Aristides acaba por se tornar num dos cônsules com mais experiência de Antuérpia. “Veio a ser um decano do corpo consular da cidade de Antuérpia, portanto era o diplomata mais antigo em funções e era um indivíduo com bastante prestígio. Ouvi muitas histórias da influência e da simpatia”, recorda António.
Pela mesma altura, o irmão gémeo, César, era ministro de Salazar. “César chegou a ser ministro dos Negócios Estrangeiros de Salazar. Em julho de 1932, quando chegou a Bruxelas, provocou surpresa… Afinal, tratava-se de uma réplica do cônsul Aristides. Seriam todos os portugueses assim tão parecidos?”, conta António, relatando que os funcionários que foram receber o avô materno à estação não estavam avisados do parentesco do cônsul com o ministro – que, tal como Aristides, também acabou destituído.

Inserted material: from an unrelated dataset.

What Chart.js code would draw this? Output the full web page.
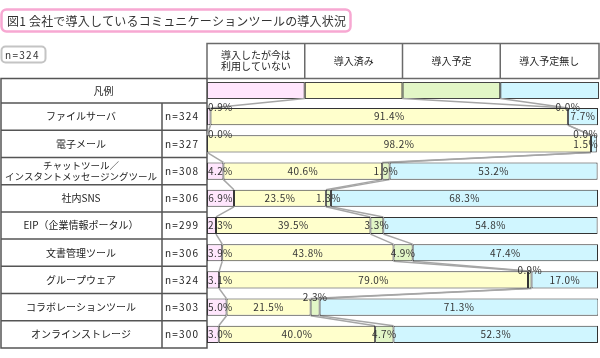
<!DOCTYPE html>
<html lang="ja">
<head>
<meta charset="utf-8">
<script src="https://cdn.jsdelivr.net/npm/chart.js@4.4.1/dist/chart.umd.min.js"></script>
<style>
  body { margin: 0; background: #fff; }
  canvas { display: block; }
</style>
</head>
<body>
<canvas id="chart" width="600" height="358"></canvas>
<script>
const titleText = '図1 会社で導入しているコミュニケーションツールの導入状況';
const totalN = 'n=324';
const legendHeader = '凡例';
const categories = [
    'ファイルサーバ',
    '電子メール',
    ['チャットツール／', 'インスタントメッセージングツール'],
    '社内SNS',
    'EIP（企業情報ポータル）',
    '文書管理ツール',
    'グループウェア',
    'コラボレーションツール',
    'オンラインストレージ'
];
const sampleSizes = [324, 327, 308, 306, 299, 306, 324, 303, 300];
const seriesNames = [['導入したが今は', '利用していない'], '導入済み', '導入予定', '導入予定無し'];

const stoppedUsing = [0.9, 0.0, 4.2, 6.9, 2.3, 3.9, 3.1, 5.0, 3.0];
const introduced   = [91.4, 98.2, 40.6, 23.5, 39.5, 43.8, 79.0, 21.5, 40.0];
const planned      = [0.0, 0.0, 1.9, 1.3, 3.3, 4.9, 0.9, 2.3, 4.7];
const notPlanned   = [7.7, 1.5, 53.2, 68.3, 54.8, 47.4, 17.0, 71.3, 52.3];

const seriesColors = ['#ffe6fd', '#ffffcc', '#e2f6c6', '#d0f6ff'];
const FONT = '"Noto Sans CJK JP", "Noto Sans", sans-serif';

// labels that sit on the top edge of the bar instead of inside it ([row, series])
const labelsAbove = [[0, 0], [0, 2], [1, 0], [1, 2], [6, 2], [7, 2]];

const allSeries = [stoppedUsing, introduced, planned, notPlanned];

function cumulative(row, upTo) {
    let sum = 0;
    for (let s = 0; s < upTo; s++) sum += allSeries[s][row];
    return sum;
}

function setSpacing(ctx, v) {
    if ('letterSpacing' in ctx) ctx.letterSpacing = v;
}

const tablePlugin = {
    id: 'tableFrame',
    beforeDraw(chart) {
        const ctx = chart.ctx;
        const area = chart.chartArea;
        const xs = chart.scales.x;
        const ys = chart.scales.y;
        const rowH = (area.bottom - area.top) / categories.length;

        ctx.save();
        ctx.fillStyle = '#fff';
        ctx.fillRect(0, 0, chart.width, chart.height);

        // title box
        ctx.beginPath();
        ctx.roundRect(1.5, 9.5, 349, 22, 5);
        ctx.fillStyle = '#fff';
        ctx.fill();
        ctx.lineWidth = 2.5;
        ctx.strokeStyle = '#f7a8d2';
        ctx.stroke();
        ctx.fillStyle = '#333';
        ctx.font = '12px ' + FONT;
        ctx.textBaseline = 'middle';
        ctx.textAlign = 'left';
        setSpacing(ctx, '0.2px');
        ctx.fillText(titleText, 7, 21);
        setSpacing(ctx, '0px');

        // n box
        ctx.beginPath();
        ctx.roundRect(1.5, 46.5, 44, 16, 4);
        ctx.lineWidth = 2;
        ctx.strokeStyle = '#c4c4c4';
        ctx.stroke();
        ctx.font = '10px ' + FONT;
        setSpacing(ctx, '1.3px');
        ctx.fillStyle = '#333';
        ctx.fillText(totalN, 5, 55);
        setSpacing(ctx, '0px');

        // header box
        const hTop = 43.5, hBottom = 78.5;
        ctx.lineWidth = 1.5;
        ctx.strokeStyle = '#6a6a6a';
        ctx.strokeRect(area.left, hTop, area.right + 1 - area.left, hBottom - hTop);
        ctx.textAlign = 'center';
        ctx.font = '10px ' + FONT;
        ctx.fillStyle = '#222';
        for (let s = 0; s < 4; s++) {
            const x0 = xs.getPixelForValue(s * 25);
            const x1 = xs.getPixelForValue((s + 1) * 25);
            if (s > 0) {
                ctx.beginPath();
                ctx.moveTo(x0, hTop);
                ctx.lineTo(x0, hBottom);
                ctx.stroke();
            }
            const name = seriesNames[s];
            const cx = (x0 + x1) / 2;
            if (Array.isArray(name)) {
                ctx.fillText(name[0], cx, 55);
                ctx.fillText(name[1], cx, 66);
            } else {
                ctx.fillText(name, cx, 61);
            }
        }

        // legend row
        for (let s = 0; s < 4; s++) {
            const x0 = xs.getPixelForValue(s * 25);
            const x1 = s === 3 ? area.right + 1 : xs.getPixelForValue((s + 1) * 25);
            ctx.fillStyle = seriesColors[s];
            ctx.fillRect(x0, 82.5, x1 - x0, 16);
            ctx.lineWidth = 1;
            ctx.strokeStyle = '#444';
            ctx.strokeRect(x0 + 0.5, 82.5, x1 - x0 - 1, 16);
        }

        // left table
        ctx.lineWidth = 1.5;
        ctx.strokeStyle = '#555';
        ctx.strokeRect(1, hBottom, area.left - 1, area.bottom - hBottom);
        for (let i = 0; i < categories.length; i++) {
            const top = ys.getPixelForValue(i) - rowH / 2;
            ctx.beginPath();
            ctx.moveTo(1, top);
            ctx.lineTo(area.left, top);
            ctx.stroke();
        }
        ctx.beginPath();
        ctx.moveTo(162, area.top);
        ctx.lineTo(162, area.bottom);
        ctx.stroke();

        ctx.fillStyle = '#222';
        ctx.font = '10px ' + FONT;
        ctx.fillText(legendHeader, area.left / 2, 91);
        for (let i = 0; i < categories.length; i++) {
            const cy = ys.getPixelForValue(i);
            const label = categories[i];
            ctx.textAlign = 'center';
            if (Array.isArray(label)) {
                ctx.font = '9.5px ' + FONT;
                ctx.fillText(label[0], 81, cy - 6);
                ctx.fillText(label[1], 81, cy + 5);
                ctx.font = '10px ' + FONT;
            } else {
                ctx.fillText(label, 81, cy);
            }
            ctx.textAlign = 'left';
            setSpacing(ctx, '1.2px');
            ctx.fillText('n=' + sampleSizes[i], 165, cy);
            setSpacing(ctx, '0px');
        }
        ctx.restore();
    },
    beforeDatasetsDraw(chart) {
        // series lines between bars
        const ctx = chart.ctx;
        const xs = chart.scales.x;
        const meta = chart.getDatasetMeta(0);
        ctx.save();
        ctx.lineWidth = 1.5;
        ctx.strokeStyle = '#a6a6a6';
        const first = meta.data[0];
        for (let k = 1; k < 4; k++) {
            ctx.beginPath();
            ctx.moveTo(xs.getPixelForValue(k * 25), 98.5);
            ctx.lineTo(xs.getPixelForValue(cumulative(0, k)), first.y - first.height / 2);
            ctx.stroke();
        }
        for (let i = 0; i < categories.length - 1; i++) {
            const a = meta.data[i];
            const b = meta.data[i + 1];
            for (let k = 1; k < 4; k++) {
                ctx.beginPath();
                ctx.moveTo(xs.getPixelForValue(cumulative(i, k)), a.y + a.height / 2);
                ctx.lineTo(xs.getPixelForValue(cumulative(i + 1, k)), b.y - b.height / 2);
                ctx.stroke();
            }
        }
        ctx.restore();
    },
    afterDatasetsDraw(chart) {
        const ctx = chart.ctx;
        const area = chart.chartArea;
        const xs = chart.scales.x;
        ctx.save();
        ctx.font = '10px ' + FONT;
        setSpacing(ctx, '0.4px');
        ctx.fillStyle = '#333';
        ctx.textBaseline = 'middle';
        ctx.textAlign = 'center';
        allSeries.forEach((series, s) => {
            const meta = chart.getDatasetMeta(s);
            series.forEach((v, i) => {
                const el = meta.data[i];
                const text = v.toFixed(1) + '%';
                const w = ctx.measureText(text).width;
                let cx = xs.getPixelForValue(cumulative(i, s) + v / 2);
                cx = Math.max(area.left + 1 + w / 2, Math.min(area.right - w / 2, cx));
                const above = labelsAbove.some(p => p[0] === i && p[1] === s);
                const cy = above ? el.y - el.height / 2 - 1 : el.y;
                ctx.fillText(text, cx, cy);
            });
        });
        ctx.restore();
    }
};

Chart.defaults.font.family = FONT;

new Chart(document.getElementById('chart').getContext('2d'), {
    type: 'bar',
    data: {
        labels: categories,
        datasets: allSeries.map((series, s) => ({
            label: Array.isArray(seriesNames[s]) ? seriesNames[s].join('') : seriesNames[s],
            data: series,
            backgroundColor: seriesColors[s],
            borderColor: '#333',
            borderWidth: 1,
            borderSkipped: false,
            barPercentage: 0.63,
            categoryPercentage: 1
        }))
    },
    options: {
        indexAxis: 'y',
        responsive: false,
        devicePixelRatio: 1,
        animation: false,
        layout: { padding: { left: 207, right: 2, top: 103, bottom: 10 } },
        scales: {
            x: { stacked: true, min: 0, max: 100, display: false },
            y: { stacked: true, display: false }
        },
        plugins: {
            legend: { display: false },
            tooltip: { enabled: false }
        }
    },
    plugins: [tablePlugin]
});
</script>
</body>
</html>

Últimos anos “Antes com Deus contra os homens do que com os homens contra Deus”. Foi com esta premissa em mente que Aristides de Sousa Mendes toma a decisão de, já como cônsul de Bordéus, desobedecer à circular 14 – assinada a 11 de novembro de 1939 e que impedia os cônsules de carreira de conceder vistos “aos judeus expulsos dos países da sua nacionalidade ou de aqueles de onde provêm” sem autorização prévia do Ministério dos Negócios Estrangeiros
Em 1939, Aristides percebeu que, se não desobedecesse, os que a ele recorriam iriam parar a campos de concentração. O primeiro visto seria concedido ainda em 1939, a Arnold Wizniter, um judeu, austríaco e antigo professor universitário. Foi admoestado pelo governo português, mas não vacilou. “Não participo em chacinas, por isso desobedeço a Salazar!”, assumiu o cônsul. No ano seguinte, em junho de 1940 e com a Segunda Guerra Mundial em plena eclosão, concede, com a ajuda dos filhos de do rabino Kruger – que viria a ser essencial no processo de reconhecimento dos atos do cônsul – cerca de 30 mil vistos.
Recebe como moeda de troca do governo de Salazar um processo disciplinar. É sentenciado a um ano sem exercer funções e obrigado a reformar-se findo esse período. Estávamos em outubro de 1940. Os anos seguintes seriam penosos para a família – sem o ordenado do patriarca e com a extensa prole, as dificuldades financeiras instalam-se e as portas dos “amigos” fecham-se. “Vive os seus últimos anos como um refugiado”, resume António. Morre em 1954, ainda não tinha 69 anos.
Uma marca para a vida António Moncada de Sousa Mendes – que, em 1970, se torna refugiado político pois o seu pai não queria que fosse para a guerra “matar e ser morto”, voltou para Portugal em 1985 e afirma que toda a família viveu as consequências da desobediência do avô e, ainda mais, com a borracha passada pela memória dos seus atos de humanidade. Na verdade, foi necessária pressão internacional para contar o que se passou em Bordéus, em junho de 1940 e que, em larga medida, é similar à mundialmente conhecida história de Oskar Schindler, difundida pelo filme “A Lista de Schindler”, de Steven Spielberg . Será que um dia os atos de Aristides receberão igual divulgação? “Um filme sobre ele devia ser feito, de facto. O que o meu avô fez não foi só por Portugal, foi para a humanidade. Mas na altura quando Spielberg fez a ‘Lista de Schindler’ não conhecia a história do meu avô, porque ficou tudo no segredo de Salazar”, acusa António.
Para já o foco é este: contar Aristides, sem meias omissões. E transformar a Casa do Passal num centro de Direitos Humanos.